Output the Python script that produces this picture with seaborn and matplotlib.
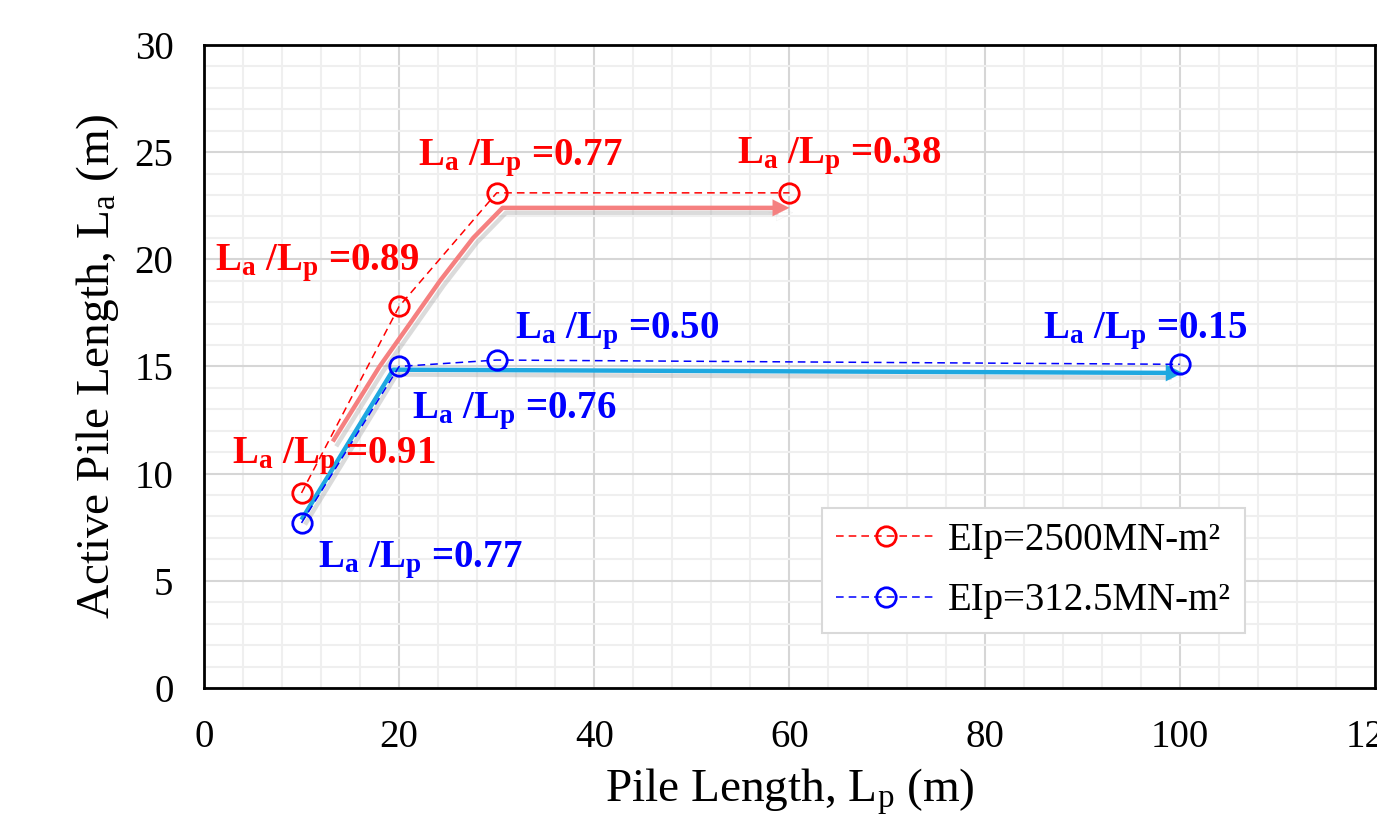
import numpy as np
import pandas as pd
import matplotlib
matplotlib.use("Agg")
import matplotlib.pyplot as plt
import matplotlib.patheffects as pe
from matplotlib.ticker import MultipleLocator
import seaborn as sns

# values
pile_len_stiff = [10, 20, 30, 60]
active_len_stiff = [9.1, 17.8, 23.1, 23.1]
pile_len_soft = [10, 20, 30, 100]
active_len_soft = [7.7, 15.0, 15.3, 15.1]

series_labels = ["EIp=2500MN-m\u00b2", "EIp=312.5MN-m\u00b2"]

# La/Lp ratio labels and where they sit (x, baseline y)
ratio_text_stiff = ["0.91", "0.89", "0.77", "0.38"]
ratio_pos_stiff = [(2.9, 10.5), (1.1, 19.5), (21.9, 24.4), (54.6, 24.5)]
ratio_text_soft = ["0.77", "0.76", "0.50", "0.15"]
ratio_pos_soft = [(11.7, 5.65), (21.3, 12.6), (31.9, 16.3), (86.0, 16.3)]

# trend arrows
trend_x_stiff = [13.2, 18.0, 20.8, 24.2, 27.6, 30.6, 60.0]
trend_y_stiff = [11.5, 15.0, 16.8, 19.0, 21.0, 22.4, 22.4]
trend_x_soft = [10.0, 19.4, 100.3]
trend_y_soft = [7.85, 14.85, 14.7]

sns.set_theme(style="white")
plt.rcParams["font.family"] = ["Liberation Serif", "DejaVu Serif"]
plt.rcParams["mathtext.fontset"] = "custom"
plt.rcParams["mathtext.rm"] = "Liberation Serif"
plt.rcParams["mathtext.it"] = "Liberation Serif:italic"
plt.rcParams["mathtext.bf"] = "Liberation Serif:bold"
plt.rcParams["text.color"] = "black"
plt.rcParams["axes.labelcolor"] = "black"

fig, ax = plt.subplots(figsize=(13.77, 8.25), dpi=100)
fig.subplots_adjust(left=0.1481, right=0.9985, bottom=0.1661, top=0.9455)

# grid
ax.set_xlim(0, 120)
ax.set_ylim(0, 30)
ax.xaxis.set_major_locator(MultipleLocator(20))
ax.xaxis.set_minor_locator(MultipleLocator(4))
ax.yaxis.set_major_locator(MultipleLocator(5))
ax.yaxis.set_minor_locator(MultipleLocator(1))
ax.grid(which="minor", color="#efefef", linewidth=1.5, zorder=0)
ax.grid(which="major", color="#d6d6d6", linewidth=1.5, zorder=0)
ax.set_axisbelow(True)

# trend arrows with drop shadow
shadow = [pe.SimpleLineShadow(offset=(2.5, -3.5), shadow_color="#999999", alpha=0.35), pe.Normal()]
trends = [(trend_x_stiff, trend_y_stiff, "#f58080"), (trend_x_soft, trend_y_soft, "#1fa8e0")]
for tx, ty, col in trends:
    ax.plot(tx[:-1] + [tx[-1] - 1.5], ty[:-1] + [ty[-1]], color=col, lw=3.2,
            solid_capstyle="butt", solid_joinstyle="round", path_effects=shadow, zorder=2)
    ax.annotate("", xy=(tx[-1], ty[-1]), xytext=(tx[-1] - 2.5, ty[-1]),
                arrowprops=dict(arrowstyle="-|>", color=col, lw=0.1, mutation_scale=30,
                                shrinkA=0, shrinkB=0, path_effects=shadow), zorder=2)

# data series
dash = (0, (5, 3.3))
sns.lineplot(x=pile_len_stiff, y=active_len_stiff, ax=ax, color="red", lw=1.1,
             linestyle=dash, marker="o", markersize=14, markerfacecolor="none",
             markeredgecolor="red", markeredgewidth=2, label=series_labels[0],
             errorbar=None, sort=False, zorder=3)
sns.lineplot(x=pile_len_soft, y=active_len_soft, ax=ax, color="blue", lw=1.1,
             linestyle=dash, marker="o", markersize=14, markerfacecolor="none",
             markeredgecolor="blue", markeredgewidth=2, label=series_labels[1],
             errorbar=None, sort=False, zorder=3)

# ratio annotations
for txts, poss, col in [(ratio_text_stiff, ratio_pos_stiff, "red"),
                        (ratio_text_soft, ratio_pos_soft, "blue")]:
    for t, (px, py) in zip(txts, poss):
        ax.text(px, py, r"L$_\mathbf{a}$ /L$_\mathbf{p}$ =" + t, color=col,
                fontsize=28, fontweight="bold", va="baseline", ha="left", zorder=4)

ax.set_xlabel(r"Pile Length, L$_\mathregular{p}$ (m)", fontsize=34, labelpad=8, color="black")
ax.set_ylabel(r"Active Pile Length, L$_\mathregular{a}$ (m)", fontsize=34, labelpad=10, color="black")
ax.tick_params(axis="both", which="both", length=0, labelsize=28, pad=22,
               colors="black", labelcolor="black")

for s in ax.spines.values():
    s.set_color("black")
    s.set_linewidth(2)

leg = ax.legend(loc="lower right", bbox_to_anchor=(0.889, 0.0855), borderaxespad=0,
                fontsize=28, frameon=True, fancybox=False, framealpha=1,
                edgecolor="#d9d9d9", handlelength=2.6, handletextpad=0.3,
                labelspacing=0.6, borderpad=0.35)
leg.get_frame().set_linewidth(1.5)
for t in leg.get_texts():
    t.set_color("black")

fig.savefig("out.png", dpi=100)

▬▬▬▬▬▬▬▬▬▬

__What to work on__
Write out exactly the opening lines of the data, stopping after the line that holds "active_len_soft = [7.7, 15.0, 15.3, 15.1]". Exclude pictures.

__Finished answer__
Output the Python script that produces this picture with seaborn and matplotlib.
import numpy as np
import pandas as pd
import matplotlib
matplotlib.use("Agg")
import matplotlib.pyplot as plt
import matplotlib.patheffects as pe
from matplotlib.ticker import MultipleLocator
import seaborn as sns

# values
pile_len_stiff = [10, 20, 30, 60]
active_len_stiff = [9.1, 17.8, 23.1, 23.1]
pile_len_soft = [10, 20, 30, 100]
active_len_soft = [7.7, 15.0, 15.3, 15.1]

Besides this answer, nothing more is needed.